You start out wanting something hot to drink. But you don’t want something too sweet, so hot cocoa is out. And you can’t take all that caffeine, so coffee is out. Then, you find that box of teabags in the back of the cupboard. Hey, if they can do it in the movies, surely you can dunk a teabag in a mug of hot water and end up with something potable.
Soon you embark on the stages of tea enjoyment, where you find yourself:
- perusing the tea section of the local grocery store to scope out new teas to try,
- checking out what local tea rooms are in your area on TeaGuide.net so you can have a day out with friends and share this amazing beverage you’ve discovered, and
- doing an online search for tea sites that carry more varieties so you can expand your on-hand selection.
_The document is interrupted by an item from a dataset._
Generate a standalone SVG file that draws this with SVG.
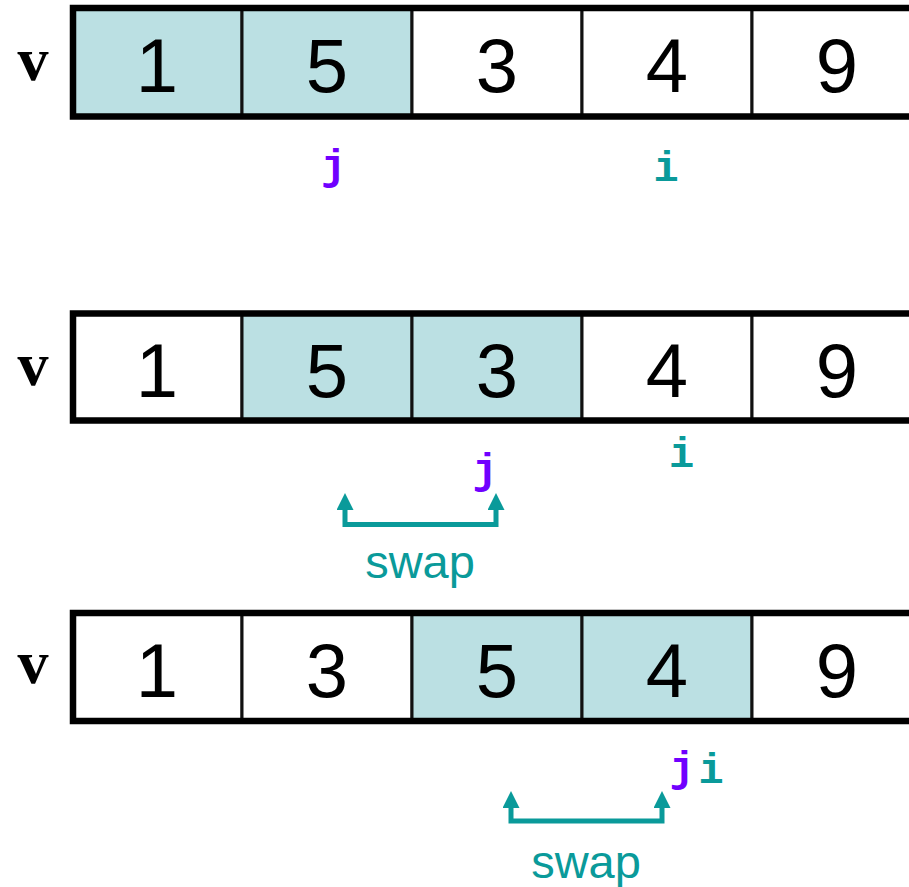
<svg xmlns="http://www.w3.org/2000/svg" width="909" height="887" viewBox="0 0 909 887">
<style>
.cell{stroke:#111;stroke-width:3}
.w{fill:#fff}
.h{fill:#bbe0e3}
.num{font-family:"Liberation Sans",Arial,sans-serif;font-size:76px;fill:#000;text-anchor:middle}
.thick{stroke:#000;stroke-width:6.5;fill:none}
.lbl{font-family:"Liberation Serif","Times New Roman",serif;font-weight:bold;font-size:62px;fill:#000;text-anchor:middle}
.j{font-family:"Liberation Mono","Courier New",monospace;font-weight:bold;font-size:42px;fill:#7000ff;text-anchor:middle}
.i{font-family:"Liberation Mono","Courier New",monospace;font-weight:bold;font-size:42px;fill:#0a9a9a;text-anchor:middle}
.swap{font-family:"Liberation Sans",Arial,sans-serif;font-size:47px;fill:#0a9a9a;text-anchor:middle}
.arr{stroke:#0a9a9a;stroke-width:5;fill:none;marker-start:url(#ah);marker-end:url(#ahe)}
</style>
<defs>
<marker id="ah" markerUnits="userSpaceOnUse" markerWidth="20" markerHeight="20" refX="0" refY="8.5" orient="auto-start-reverse">
<path d="M0,0 L17,8.5 L0,17 z" fill="#0a9a9a"/>
</marker>
<marker id="ahe" markerUnits="userSpaceOnUse" markerWidth="20" markerHeight="20" refX="0" refY="8.5" orient="auto">
<path d="M0,0 L17,8.5 L0,17 z" fill="#0a9a9a"/>
</marker>
</defs>

<g id="row1">
<text class="lbl" x="33" y="80">v</text>
<g id="r1c1"><rect class="cell h" x="73" y="8" width="169" height="108.5"/><text class="num" x="157" y="92">1</text></g>
<g id="r1c2"><rect class="cell h" x="242" y="8" width="170" height="108.5"/><text class="num" x="327" y="92">5</text></g>
<g id="r1c3"><rect class="cell w" x="412" y="8" width="170" height="108.5"/><text class="num" x="497" y="92">3</text></g>
<g id="r1c4"><rect class="cell w" x="582" y="8" width="170" height="108.5"/><text class="num" x="667" y="92">4</text></g>
<g id="r1c5"><rect class="cell w" x="752" y="8" width="170" height="108.5"/><text class="num" x="837" y="92">9</text></g>
<path class="thick" d="M909,8 H73 V116.5 H909"/>
<text class="j" x="333.5" y="179">j</text>
<text class="i" x="666" y="181">i</text>
</g>

<g id="row2">
<text class="lbl" x="33" y="385">v</text>
<g id="r2c1"><rect class="cell w" x="73" y="313.5" width="169" height="107"/><text class="num" x="157" y="397">1</text></g>
<g id="r2c2"><rect class="cell h" x="242" y="313.5" width="170" height="107"/><text class="num" x="327" y="397">5</text></g>
<g id="r2c3"><rect class="cell h" x="412" y="313.5" width="170" height="107"/><text class="num" x="497" y="397">3</text></g>
<g id="r2c4"><rect class="cell w" x="582" y="313.5" width="170" height="107"/><text class="num" x="667" y="397">4</text></g>
<g id="r2c5"><rect class="cell w" x="752" y="313.5" width="170" height="107"/><text class="num" x="837" y="397">9</text></g>
<path class="thick" d="M909,313.5 H73 V420.5 H909"/>
<text class="j" x="485" y="483">j</text>
<text class="i" x="681.5" y="467">i</text>
</g>

<g id="row3">
<text class="lbl" x="33" y="683">v</text>
<g id="r3c1"><rect class="cell w" x="73" y="613" width="169" height="108"/><text class="num" x="157" y="697">1</text></g>
<g id="r3c2"><rect class="cell w" x="242" y="613" width="170" height="108"/><text class="num" x="327" y="697">3</text></g>
<g id="r3c3"><rect class="cell h" x="412" y="613" width="170" height="108"/><text class="num" x="497" y="697">5</text></g>
<g id="r3c4"><rect class="cell h" x="582" y="613" width="170" height="108"/><text class="num" x="667" y="697">4</text></g>
<g id="r3c5"><rect class="cell w" x="752" y="613" width="170" height="108"/><text class="num" x="837" y="697">9</text></g>
<path class="thick" d="M909,613 H73 V721 H909"/>
<text class="j" x="682" y="781">j</text>
<text class="i" x="711" y="783">i</text>
</g>

<g id="connectors">
<path class="arr" d="M345,510 V524.5 H496 V510"/>
<path class="arr" d="M511,808 V821 H662 V808"/>
</g>
<text class="swap" x="420" y="578">swap</text>
<text class="swap" x="586" y="878">swap</text>
</svg>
This all leads you to setting aside that original box of teabags for other uses, such as steeping up a couple of bags and then using the spent bags on your eyes to reduce puffiness. Anything but drinking.
At some point, you learn that some teas are not to be boiled and that even many teas prepared in hot hot water taste a bit better when they are let stand a minute or two to cool slightly. You have reached the stage of tea enjoyment that could be described as “connoisseur,” Little Grasshopper!
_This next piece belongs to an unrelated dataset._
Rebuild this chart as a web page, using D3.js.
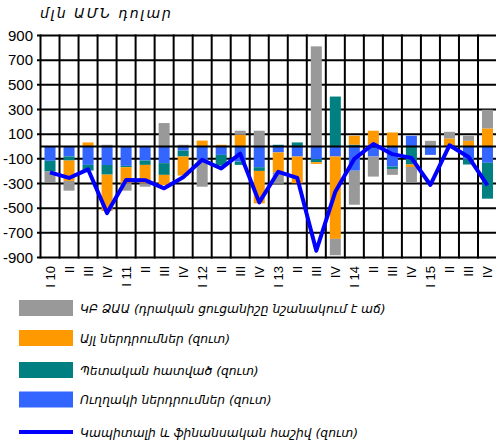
<!DOCTYPE html>
<html>
<head>
<meta charset="utf-8">
<script src="https://cdn.jsdelivr.net/npm/d3@7/dist/d3.min.js"></script>
<style>
  html, body { margin: 0; padding: 0; background: #fff; }
  svg { display: block; }
  .arm { font-family: "DejaVu Sans", "Noto Sans", sans-serif; font-style: italic; }
  .num { font-family: "Liberation Sans", Arial, sans-serif; }
</style>
</head>
<body>
<svg id="chart" width="496" height="443"></svg>
<script>
// Quarter labels, 2010 Q1 – 2015 Q4
const tickLabels = ["I 10","II","III","IV","I 11","II","III","IV","I 12","II","III","IV",
                    "I 13","II","III","IV","I 14","II","III","IV","I 15","II","III","IV"];

// Financial account components, mln USD (net)
const directInv = [-116, -81, -149, -150, -157, -114, -135, -33, -105, -68, -122, -168,
                   -48, -81, -103, -81, -196, -81, -163, 87, -68, 0, -105, -132];
const govSector = [-87, -33, -46, -78, -11, -35, -95, -48, 0, -87, -27, -30,
                   14, 33, -24, 405, 15, 0, -19, -146, 0, 0, -41, -291];
const otherInv  = [0, -165, 33, -295, -130, -149, -82, -155, 48, 14, 95, -263,
                   -160, -217, -14, -668, 72, 128, 114, -20, 0, 65, 46, 147];
const cbReserve = [-87, -79, 0, 14, -60, -28, 190, 14, -221, 0, 33, 128,
                   -94, 0, 812, -133, -276, -163, -48, -124, 46, 54, 41, 151];
const capFinAcc = [-210, -255, -185, -540, -271, -273, -339, -250, -108, -178, -58, -453,
                   -205, -255, -845, -366, -100, 20, -62, -92, -312, 10, -85, -315];

const yTicks = [900, 700, 500, 300, 100, -100, -300, -500, -700, -900];

const seriesKeys   = ["direct", "gov", "other", "cb"];
const seriesColors = { direct: "#3366FF", gov: "#008080", other: "#FF9900", cb: "#999999" };
const lineColor = "#0000FF";

const legendItems = [
  { type: "rect", color: seriesColors.cb,     label: "ԿԲ ՁԱԱ (դրական ցուցանիշը նշանակում է աճ)" },
  { type: "rect", color: seriesColors.other,  label: "Այլ ներդրումներ (զուտ)" },
  { type: "rect", color: seriesColors.gov,    label: "Պետական հատված (զուտ)" },
  { type: "rect", color: seriesColors.direct, label: "Ուղղակի ներդրումներ (զուտ)" },
  { type: "line", color: lineColor,           label: "Կապիտալի և ֆինանսական հաշիվ (զուտ)" }
];

const rows = tickLabels.map((t, i) => ({
  i, direct: directInv[i], gov: govSector[i], other: otherInv[i], cb: cbReserve[i], total: capFinAcc[i]
}));

const svg = d3.select("#chart");
const plot = { left: 40.5, right: 497, top: 35.5, bottom: 257.5 };

const x = d3.scaleBand()
  .domain(d3.range(tickLabels.length))
  .range([plot.left, plot.right])
  .paddingInner(0.42)
  .paddingOuter(0.21);
const step = x.step();
const xEdge = i => plot.left + i * step;   // category boundaries

const y = d3.scaleLinear().domain([-900, 900]).range([plot.bottom, plot.top]);

// Title / unit
svg.append("text").attr("class", "arm")
  .attr("x", 40).attr("y", 18)
  .attr("font-size", 14).attr("letter-spacing", 2).attr("fill", "#000")
  .text("մլն ԱՄՆ դոլար");

// Horizontal gridlines with short outward ticks
const grid = svg.append("g");
grid.selectAll("line.h").data(yTicks).join("line")
  .attr("x1", plot.left - 3.5).attr("x2", plot.right)
  .attr("y1", d => y(d)).attr("y2", d => y(d))
  .attr("stroke", "#000").attr("stroke-width", 2);

// Vertical gridlines at category boundaries
grid.selectAll("line.v").data(d3.range(tickLabels.length + 1)).join("line")
  .attr("x1", d => xEdge(d)).attr("x2", d => xEdge(d))
  .attr("y1", plot.top - 1).attr("y2", plot.bottom + 1)
  .attr("stroke", "#000").attr("stroke-width", 2);

// Y axis labels
svg.append("g").selectAll("text").data(yTicks).join("text")
  .attr("class", "num")
  .attr("x", 33).attr("y", d => y(d)).attr("dy", "0.35em")
  .attr("text-anchor", "end").attr("font-size", 15).attr("fill", "#000")
  .text(d => d);

// Stacked bars (diverging around zero)
const stacked = d3.stack().keys(seriesKeys).offset(d3.stackOffsetDiverging)(rows);
svg.append("g").selectAll("g").data(stacked).join("g")
  .attr("fill", s => seriesColors[s.key])
  .selectAll("rect").data(s => s).join("rect")
  .attr("x", d => x(d.data.i))
  .attr("width", x.bandwidth())
  .attr("y", d => y(Math.max(d[0], d[1])))
  .attr("height", d => Math.abs(y(d[0]) - y(d[1])));

// Zero axis line
svg.append("line")
  .attr("x1", plot.left).attr("x2", plot.right)
  .attr("y1", y(0)).attr("y2", y(0))
  .attr("stroke", "#000").attr("stroke-width", 2);

// Capital and financial account line
const line = d3.line()
  .x(d => x(d.i) + x.bandwidth() / 2)
  .y(d => y(d.total));
svg.append("path").datum(rows)
  .attr("d", line)
  .attr("fill", "none").attr("stroke", lineColor)
  .attr("stroke-width", 4).attr("stroke-linejoin", "round");

// Rotated quarter labels
svg.append("g").selectAll("text").data(rows).join("text")
  .attr("class", "num")
  .attr("transform", d => `translate(${x(d.i) + x.bandwidth() / 2},266) rotate(-90)`)
  .attr("dy", "0.35em")
  .attr("text-anchor", "end").attr("font-size", 13).attr("fill", "#000")
  .text(d => tickLabels[d.i]);

// Legend
const legendY = [308, 338, 370, 399.5, 432];
const lg = svg.append("g").selectAll("g").data(legendItems).join("g")
  .attr("transform", (d, i) => `translate(0,${legendY[i]})`);
lg.each(function(d) {
  const g = d3.select(this);
  if (d.type === "rect") {
    g.append("rect").attr("x", 19).attr("y", -8).attr("width", 54).attr("height", 16).attr("fill", d.color);
  } else {
    g.append("line").attr("x1", 19).attr("x2", 73).attr("y1", 0).attr("y2", 0)
      .attr("stroke", d.color).attr("stroke-width", 4);
  }
  g.append("text").attr("class", "arm")
    .attr("x", 80).attr("y", 4.5)
    .attr("font-size", 12.3).attr("fill", "#000")
    .text(d.label);
});
</script>
</body>
</html>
Why would the temperature of the steeped tea matter? You know by now that the temperature of the water for the steeping is important. Black teas generally use boiling water, while oolongs, green, and whites, use water heated to cooler temperatures. But once the tea is steeped, you drink it, right? Well, having reached this stage of tea awareness and enjoyment, hopefully you’ll say “No!”
Tea flavor is a pretty complex thing. There is the aroma, which helps convey flavor since smell and taste perceivers are in close proximity in your head. Anyone who’s had a head cold or been stuffed up from allergies knows that. It’s also one of the reasons that professional tea tasters slurp the tea into their mouths — they bring in air with the tea and force the fragrance up through their nose. Some tea flavors hit your tongue right away when you sip. Others emerge as you swallow and bits linger, stimulating your tastebuds. If you sip the tea when it’s piping hot, as many are wont to do, you risk scalding those tastebuds and can’t taste the tea at all. As the tea cools, you have less chance of tongue scalding but also you get to perceive the tea flavors more since some are more pronounced in a cooler cuppa. If the tea cools too much, though, bitterness can come out, especially for black teas that tend to be steeped longer.
When you have reached this stage of tea enjoyment, you might as well keep going. You can become a certified tea professional, a pro tea taster, and maybe even start your own tea company. Thrilling!